══ Data segment

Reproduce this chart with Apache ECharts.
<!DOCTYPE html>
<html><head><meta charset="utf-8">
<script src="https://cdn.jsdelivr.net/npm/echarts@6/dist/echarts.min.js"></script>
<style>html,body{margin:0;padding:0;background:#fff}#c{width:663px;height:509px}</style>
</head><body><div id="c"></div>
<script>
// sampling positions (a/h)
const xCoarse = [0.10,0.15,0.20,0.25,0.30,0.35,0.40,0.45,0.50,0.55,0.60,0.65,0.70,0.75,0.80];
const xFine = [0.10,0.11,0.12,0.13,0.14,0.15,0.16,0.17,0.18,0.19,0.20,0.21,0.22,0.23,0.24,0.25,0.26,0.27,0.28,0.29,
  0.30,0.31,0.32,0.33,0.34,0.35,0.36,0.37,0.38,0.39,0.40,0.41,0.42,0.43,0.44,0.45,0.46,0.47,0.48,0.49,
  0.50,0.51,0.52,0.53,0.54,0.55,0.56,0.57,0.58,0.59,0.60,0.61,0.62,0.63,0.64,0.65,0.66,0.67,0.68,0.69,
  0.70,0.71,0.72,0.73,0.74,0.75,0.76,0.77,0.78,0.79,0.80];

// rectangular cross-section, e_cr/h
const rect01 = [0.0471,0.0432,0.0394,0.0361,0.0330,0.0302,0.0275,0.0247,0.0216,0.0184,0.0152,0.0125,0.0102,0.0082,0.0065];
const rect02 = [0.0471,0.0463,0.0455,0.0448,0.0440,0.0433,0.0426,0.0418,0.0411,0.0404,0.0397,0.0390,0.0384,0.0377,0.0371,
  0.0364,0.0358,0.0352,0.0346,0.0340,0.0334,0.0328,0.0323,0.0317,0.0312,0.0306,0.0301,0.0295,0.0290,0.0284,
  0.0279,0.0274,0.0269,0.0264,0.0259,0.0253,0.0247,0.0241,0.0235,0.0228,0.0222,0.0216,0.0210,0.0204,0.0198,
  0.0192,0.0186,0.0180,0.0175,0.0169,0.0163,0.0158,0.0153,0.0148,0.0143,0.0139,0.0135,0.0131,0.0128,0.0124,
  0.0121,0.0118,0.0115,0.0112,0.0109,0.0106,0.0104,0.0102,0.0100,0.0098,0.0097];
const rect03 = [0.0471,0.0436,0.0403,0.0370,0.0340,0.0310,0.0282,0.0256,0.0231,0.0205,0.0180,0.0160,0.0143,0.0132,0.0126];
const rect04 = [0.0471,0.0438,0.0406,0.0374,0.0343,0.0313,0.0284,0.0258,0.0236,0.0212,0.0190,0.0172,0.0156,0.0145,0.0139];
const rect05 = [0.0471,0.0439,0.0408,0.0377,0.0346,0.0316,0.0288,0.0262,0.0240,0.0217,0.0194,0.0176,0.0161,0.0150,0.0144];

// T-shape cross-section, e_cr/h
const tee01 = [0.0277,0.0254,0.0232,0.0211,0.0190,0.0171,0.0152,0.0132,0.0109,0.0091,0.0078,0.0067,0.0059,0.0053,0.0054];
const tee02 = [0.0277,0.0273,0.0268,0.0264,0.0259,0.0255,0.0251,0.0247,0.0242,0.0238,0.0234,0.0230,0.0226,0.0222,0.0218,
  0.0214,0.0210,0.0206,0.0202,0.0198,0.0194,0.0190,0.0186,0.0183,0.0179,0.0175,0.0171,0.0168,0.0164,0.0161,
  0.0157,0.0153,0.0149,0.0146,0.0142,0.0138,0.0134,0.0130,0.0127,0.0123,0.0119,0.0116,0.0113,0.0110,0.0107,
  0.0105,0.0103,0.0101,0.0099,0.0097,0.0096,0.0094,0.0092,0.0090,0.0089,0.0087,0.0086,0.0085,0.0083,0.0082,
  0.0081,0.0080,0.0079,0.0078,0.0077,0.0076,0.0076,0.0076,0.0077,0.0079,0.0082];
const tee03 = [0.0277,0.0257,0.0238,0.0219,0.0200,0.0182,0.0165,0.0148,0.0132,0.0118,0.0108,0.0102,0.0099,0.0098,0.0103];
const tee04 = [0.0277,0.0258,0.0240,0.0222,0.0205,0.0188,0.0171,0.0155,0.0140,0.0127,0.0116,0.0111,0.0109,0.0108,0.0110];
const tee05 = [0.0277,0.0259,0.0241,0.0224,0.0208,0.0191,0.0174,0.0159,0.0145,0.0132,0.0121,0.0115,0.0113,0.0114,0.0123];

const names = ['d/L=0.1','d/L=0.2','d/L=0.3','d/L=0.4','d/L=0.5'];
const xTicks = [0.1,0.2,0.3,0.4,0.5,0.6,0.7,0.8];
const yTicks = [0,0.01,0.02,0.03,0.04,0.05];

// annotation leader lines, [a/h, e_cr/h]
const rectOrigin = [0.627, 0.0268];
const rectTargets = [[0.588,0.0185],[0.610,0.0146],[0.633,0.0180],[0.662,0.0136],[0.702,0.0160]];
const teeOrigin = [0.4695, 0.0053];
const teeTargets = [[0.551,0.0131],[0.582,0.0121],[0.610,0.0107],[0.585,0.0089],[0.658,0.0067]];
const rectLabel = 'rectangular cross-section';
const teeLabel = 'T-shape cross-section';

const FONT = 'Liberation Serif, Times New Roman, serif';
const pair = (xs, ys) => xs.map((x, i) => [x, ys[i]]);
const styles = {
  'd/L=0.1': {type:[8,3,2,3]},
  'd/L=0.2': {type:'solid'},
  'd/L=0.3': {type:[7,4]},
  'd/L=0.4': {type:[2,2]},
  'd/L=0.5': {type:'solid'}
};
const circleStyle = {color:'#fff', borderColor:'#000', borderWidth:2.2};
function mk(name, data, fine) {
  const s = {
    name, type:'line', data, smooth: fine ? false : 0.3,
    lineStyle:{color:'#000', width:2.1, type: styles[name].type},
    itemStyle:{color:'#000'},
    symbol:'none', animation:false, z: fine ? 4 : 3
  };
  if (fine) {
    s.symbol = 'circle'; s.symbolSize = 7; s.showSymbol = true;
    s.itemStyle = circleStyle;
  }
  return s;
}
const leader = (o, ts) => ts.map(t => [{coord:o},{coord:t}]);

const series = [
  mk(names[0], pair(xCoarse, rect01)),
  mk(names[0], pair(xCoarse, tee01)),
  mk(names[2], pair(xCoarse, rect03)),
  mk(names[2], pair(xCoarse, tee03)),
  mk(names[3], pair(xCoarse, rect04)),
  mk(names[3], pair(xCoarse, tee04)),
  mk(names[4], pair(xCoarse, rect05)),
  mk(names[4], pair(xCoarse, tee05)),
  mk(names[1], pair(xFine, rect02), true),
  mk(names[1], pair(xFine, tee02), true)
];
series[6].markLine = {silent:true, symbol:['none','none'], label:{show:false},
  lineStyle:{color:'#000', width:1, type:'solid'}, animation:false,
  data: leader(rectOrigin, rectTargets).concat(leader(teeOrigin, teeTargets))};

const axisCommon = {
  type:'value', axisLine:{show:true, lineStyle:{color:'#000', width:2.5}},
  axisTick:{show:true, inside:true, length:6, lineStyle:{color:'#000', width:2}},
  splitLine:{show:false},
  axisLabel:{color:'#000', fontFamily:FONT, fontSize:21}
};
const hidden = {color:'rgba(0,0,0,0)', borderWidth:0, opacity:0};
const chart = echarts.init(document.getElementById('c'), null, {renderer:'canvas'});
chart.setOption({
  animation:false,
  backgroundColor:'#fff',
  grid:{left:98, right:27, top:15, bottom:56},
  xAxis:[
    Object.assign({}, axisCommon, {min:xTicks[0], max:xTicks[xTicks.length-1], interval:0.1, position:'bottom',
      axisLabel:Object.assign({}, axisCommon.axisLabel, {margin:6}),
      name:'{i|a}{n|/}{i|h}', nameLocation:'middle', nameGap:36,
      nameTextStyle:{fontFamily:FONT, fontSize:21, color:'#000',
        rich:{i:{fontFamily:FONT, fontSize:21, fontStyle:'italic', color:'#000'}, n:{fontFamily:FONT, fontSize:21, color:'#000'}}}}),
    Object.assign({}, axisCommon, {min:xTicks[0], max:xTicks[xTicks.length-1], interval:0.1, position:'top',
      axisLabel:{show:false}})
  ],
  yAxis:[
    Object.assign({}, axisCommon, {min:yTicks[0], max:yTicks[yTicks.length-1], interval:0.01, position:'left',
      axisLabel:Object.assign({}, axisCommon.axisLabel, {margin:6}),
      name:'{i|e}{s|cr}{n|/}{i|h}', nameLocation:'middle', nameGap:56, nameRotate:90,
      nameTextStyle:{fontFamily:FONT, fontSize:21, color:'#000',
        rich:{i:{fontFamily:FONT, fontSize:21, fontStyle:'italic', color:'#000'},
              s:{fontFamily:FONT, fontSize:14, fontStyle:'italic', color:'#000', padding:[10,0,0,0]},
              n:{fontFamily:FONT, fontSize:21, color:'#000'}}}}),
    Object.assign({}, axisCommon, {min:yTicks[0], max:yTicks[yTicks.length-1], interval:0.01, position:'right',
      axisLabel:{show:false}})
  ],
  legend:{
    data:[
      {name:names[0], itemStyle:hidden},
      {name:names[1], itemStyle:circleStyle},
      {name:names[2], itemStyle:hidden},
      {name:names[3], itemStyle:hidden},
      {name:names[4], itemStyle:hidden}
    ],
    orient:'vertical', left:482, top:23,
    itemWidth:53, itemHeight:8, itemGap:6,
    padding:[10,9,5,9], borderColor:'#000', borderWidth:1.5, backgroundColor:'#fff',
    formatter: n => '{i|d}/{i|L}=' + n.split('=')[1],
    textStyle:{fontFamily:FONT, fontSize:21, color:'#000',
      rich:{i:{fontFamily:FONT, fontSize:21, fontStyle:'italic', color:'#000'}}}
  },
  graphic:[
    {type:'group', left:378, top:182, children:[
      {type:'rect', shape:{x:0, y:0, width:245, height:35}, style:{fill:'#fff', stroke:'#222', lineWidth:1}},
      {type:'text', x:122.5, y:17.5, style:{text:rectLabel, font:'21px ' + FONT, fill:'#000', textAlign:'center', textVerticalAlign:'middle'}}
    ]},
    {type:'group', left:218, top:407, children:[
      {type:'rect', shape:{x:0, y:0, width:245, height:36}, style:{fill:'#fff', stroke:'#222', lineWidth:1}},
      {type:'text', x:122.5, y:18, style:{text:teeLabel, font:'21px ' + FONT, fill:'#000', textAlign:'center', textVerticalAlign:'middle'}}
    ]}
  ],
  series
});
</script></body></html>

════

§ **Task prompt**:
Write out exactly, please, the lines beginning at the start of the material and ending with the line that holds "0.70,0.71,0.72,0.73,0.74,0.75,0.76,0.77,0.78,0.79,0.80];", both included.

§ **Final answer**:
Reproduce this chart with Apache ECharts.
<!DOCTYPE html>
<html><head><meta charset="utf-8">
<script src="https://cdn.jsdelivr.net/npm/echarts@6/dist/echarts.min.js"></script>
<style>html,body{margin:0;padding:0;background:#fff}#c{width:663px;height:509px}</style>
</head><body><div id="c"></div>
<script>
// sampling positions (a/h)
const xCoarse = [0.10,0.15,0.20,0.25,0.30,0.35,0.40,0.45,0.50,0.55,0.60,0.65,0.70,0.75,0.80];
const xFine = [0.10,0.11,0.12,0.13,0.14,0.15,0.16,0.17,0.18,0.19,0.20,0.21,0.22,0.23,0.24,0.25,0.26,0.27,0.28,0.29,
  0.30,0.31,0.32,0.33,0.34,0.35,0.36,0.37,0.38,0.39,0.40,0.41,0.42,0.43,0.44,0.45,0.46,0.47,0.48,0.49,
  0.50,0.51,0.52,0.53,0.54,0.55,0.56,0.57,0.58,0.59,0.60,0.61,0.62,0.63,0.64,0.65,0.66,0.67,0.68,0.69,
  0.70,0.71,0.72,0.73,0.74,0.75,0.76,0.77,0.78,0.79,0.80];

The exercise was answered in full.